The fighting largely died down later in the day after Fatah and Hamas fighters took up positions around the university. Earlier, the office of the university's president, Kamelen Shaath, was attacked by rocket-propelled grenades, according to Hamas.

Shaath appealed for an immediate halt to the violence.

"Universities must be outside the circle of violence and I appeal to the president and all the wise people on both sides to try and spare the university the agony of this fight," he said.

In six days of mayhem, 47 Palestinians have died in infighting and another 17 were killed by Israeli strikes. The latest casualty was a 40-year-old Palestinian fisherman named Samir Amodi, who was shot in the head by a sniper in Gaza City's harbor.

The intensity of Palestinian street battles has waned since a peak two days ago. But the latest cease-fire was not holding. Shots rang out in many areas, and gunmen who had promised to withdraw from the streets were still manning roadblocks and positions on rooftops.

"Our retaliation for (Fatah's) crimes is going to be beyond their imagination," Abu Obeida, spokesman for Hamas's military wing, told The Associated Press.

Gen. Jamal Kayed, Fatah's security commander in Gaza, said his group had already begun implementing the cease-fire but claimed Hamas was not willing to follow suit.

Walid al-Awad, a member of a committee set up to implement the cease-fire, said his team worked late into the night to get the sides to withdraw, but to no avail.

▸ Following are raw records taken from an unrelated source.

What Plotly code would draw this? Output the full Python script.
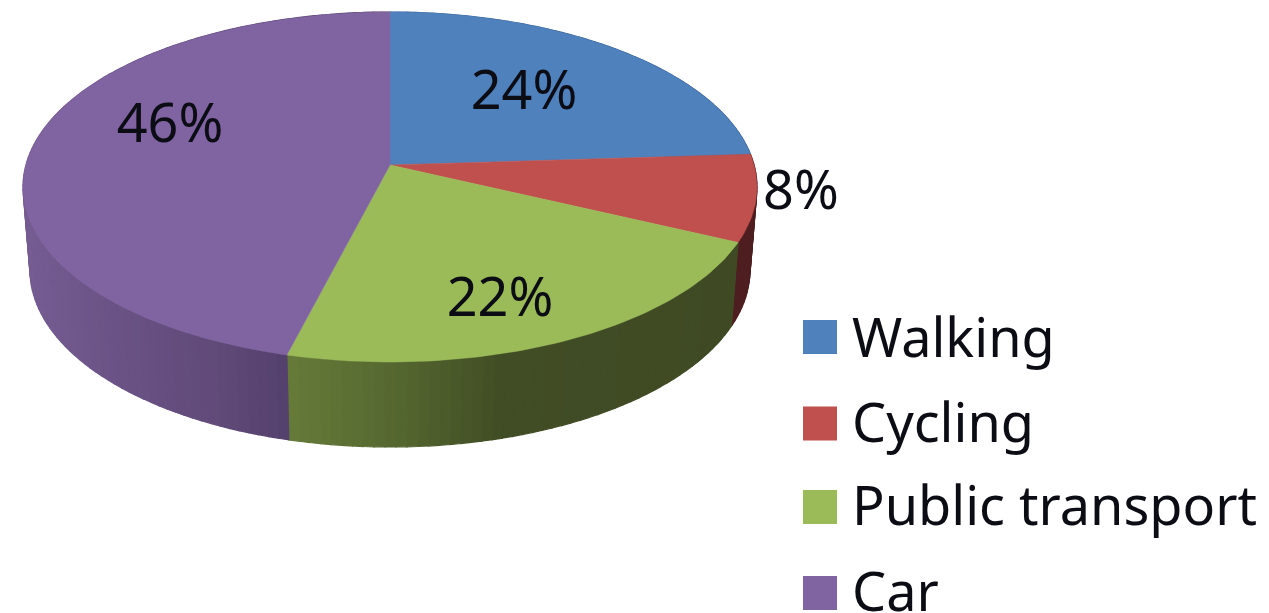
import math
import plotly.graph_objects as go

categories = ["Walking", "Cycling", "Public transport", "Car"]
values = [24, 8, 22, 46]
pct_labels = ["24%", "8%", "22%", "46%"]
top_colors = ["#4f81bd", "#c0504d", "#9bbb59", "#8064a2"]

# page-pixel geometry of the tilted disc
CX, CY, RX, RY = 390, 187, 367, 175
BCX, BCY, BRX, BRY = 390, 270, 360, 177
P = 0.126  # perspective shift of the pie centre
FONT = "Noto Sans"
TEXT_COLOR = "#0c0c14"
FS = 54

label_xy = [(524, 95), (801, 195), (500, 302), (170, 128)]
swatch_x = 820
swatch_y = [337, 423.5, 507, 593]
legend_text_x = 852
legend_text_y = [343, 428, 511, 597]

# wall shading stops: (page x, colour)
wall_stops = {
    "Walking": [(0, (79, 129, 189)), (1269, (40, 65, 95))],
    "Cycling": [(0, (78, 30, 32)), (1269, (78, 30, 32))],
    "Public transport": [(288, (102, 123, 57)), (400, (84, 102, 47)), (500, (65, 77, 37)), (740, (63, 74, 36))],
    "Car": [(20, (118, 93, 147)), (120, (106, 82, 133)), (220, (96, 74, 120)), (290, (84, 64, 108))],
}


def rim(theta, cx, cy, rx, ry):
    u, v = math.sin(theta), math.cos(theta)
    d = 1 + P * v
    return cx + rx * u * math.sqrt(1 - P * P) / d, cy - ry * (v + P) / d


def apex():
    return CX, CY - RY * P


def shade(stops, x):
    if x <= stops[0][0]:
        c = stops[0][1]
    elif x >= stops[-1][0]:
        c = stops[-1][1]
    else:
        for (x0, c0), (x1, c1) in zip(stops, stops[1:]):
            if x0 <= x <= x1:
                t = (x - x0) / (x1 - x0)
                c = tuple(a + (b - a) * t for a, b in zip(c0, c1))
                break
    return "rgb(%d,%d,%d)" % tuple(round(k) for k in c)


fig = go.Figure()
total = sum(values)
spans = []
acc = 0
for v in values:
    spans.append((acc / total * 2 * math.pi, (acc + v) / total * 2 * math.pi))
    acc += v

# outer walls, as narrow quads
for name, (a0, a1) in zip(categories, spans):
    n = max(4, int((a1 - a0) / (2 * math.pi) * 240))
    for i in range(n):
        t0 = a0 + (a1 - a0) * i / n
        t1 = a0 + (a1 - a0) * (i + 1) / n
        p = [rim(t0, CX, CY, RX, RY), rim(t1, CX, CY, RX, RY),
             rim(t1, BCX, BCY, BRX, BRY), rim(t0, BCX, BCY, BRX, BRY)]
        col = shade(wall_stops[name], sum(q[0] for q in p) / 4)
        fig.add_trace(go.Scatter(
            x=[q[0] for q in p] + [p[0][0]], y=[q[1] for q in p] + [p[0][1]],
            mode="lines", fill="toself", fillcolor=col,
            line=dict(color=col, width=1.2), hoverinfo="skip", showlegend=False))

# top faces
for name, col, (a0, a1) in zip(categories, top_colors, spans):
    n = max(8, int((a1 - a0) / (2 * math.pi) * 360))
    pts = [rim(a0 + (a1 - a0) * i / n, CX, CY, RX, RY) for i in range(n + 1)]
    ax, ay = apex()
    xs = [ax] + [q[0] for q in pts] + [ax]
    ys = [ay] + [q[1] for q in pts] + [ay]
    fig.add_trace(go.Scatter(x=xs, y=ys, mode="lines", fill="toself", fillcolor=col,
                             line=dict(color=col, width=0.5), name=name, showlegend=False))

# percentage labels
fig.add_trace(go.Scatter(
    x=[p[0] for p in label_xy], y=[p[1] for p in label_xy], text=pct_labels,
    mode="text", textposition="middle center",
    textfont=dict(family=FONT, size=FS, color=TEXT_COLOR), hoverinfo="skip", showlegend=False))

# legend
fig.add_trace(go.Scatter(
    x=[swatch_x] * 4, y=swatch_y, mode="markers",
    marker=dict(symbol="square", size=34, color=top_colors, line=dict(width=0)),
    hoverinfo="skip", showlegend=False, cliponaxis=False))
fig.add_trace(go.Scatter(
    x=[legend_text_x] * 4, y=legend_text_y, text=categories,
    mode="text", textposition="middle right",
    textfont=dict(family=FONT, size=FS, color=TEXT_COLOR), hoverinfo="skip",
    showlegend=False, cliponaxis=False))

fig.update_layout(
    width=1269, height=613, autosize=False,
    margin=dict(l=0, r=0, t=0, b=0),
    paper_bgcolor="white", plot_bgcolor="white", showlegend=False,
    xaxis=dict(range=[0, 1269], visible=False, fixedrange=True),
    yaxis=dict(range=[613, 0], visible=False, fixedrange=True),
)
fig.write_html("out.html", config={"displayModeBar": False},
               post_script="document.body.style.margin='0';document.body.style.overflow='hidden';")
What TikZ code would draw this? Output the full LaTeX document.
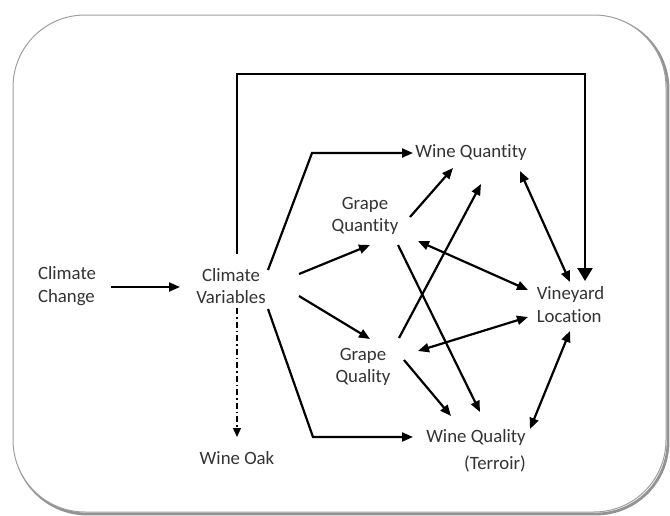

"Nothing has been implemented, and I have warned both sides that this a time bomb that is sabotaging our efforts," al-Awad said.

The fighting between Hamas and Fatah has all but destroyed their two-month-old power-sharing deal and brought them close to all-out civil war.

By most accounts, Hamas' performance in the latest round of internal fighting has been superior to Fatah's, with greater discipline and more motivated fighters.